The fulfilment of the obligations of the employer are observed by the State Labour Inspectorate, who may impose fines and other penalties. If the employee feels like his/her rights (e.g., in regard to health and safety in the workplace) are not being followed he/she may inform the State Labour Inspectorate or can go directly to the court and file an action against the employer.

Protection from Retaliation

There is no special law on protection from retaliation, but generally to comply with legal conditions on health and safety in the work environment and process work injuries as well as to provide compensation for workplace injuries/illnesses, i.e.:

  • Payment in regard to temporary incapacity for work;
  • Compensation in the amount of the difference between the provided compensation and actual salary to which the employee would be entitled to if there had been no workplace injury or illness;
  • The employee is also entitled to compensation for pain, reimbursement of expenses related to the injury/illness, compensation for decreased social status (e.g. the employee may not enjoy his/her life as he/she did before the injury/illness), compensation for damage to clothes, personal objects, etc.
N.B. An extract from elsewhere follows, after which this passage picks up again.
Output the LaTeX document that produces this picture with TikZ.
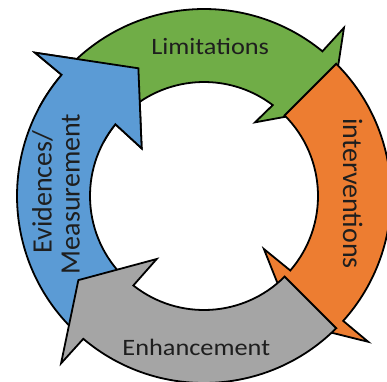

The above-mentioned methods of compensation would be reimbursed as standard by the Kooperativa Insurance Company (Vienna Insurance Group) (through the employer’s obligatory liability insurance). None of the methods of compensation have to be provided if the employer proves that the injury/illness was caused by the employee’s fault e.g., arising from a breach of Health and Safety rules, or if the employee was under the influence of alcohol/another addictive substance.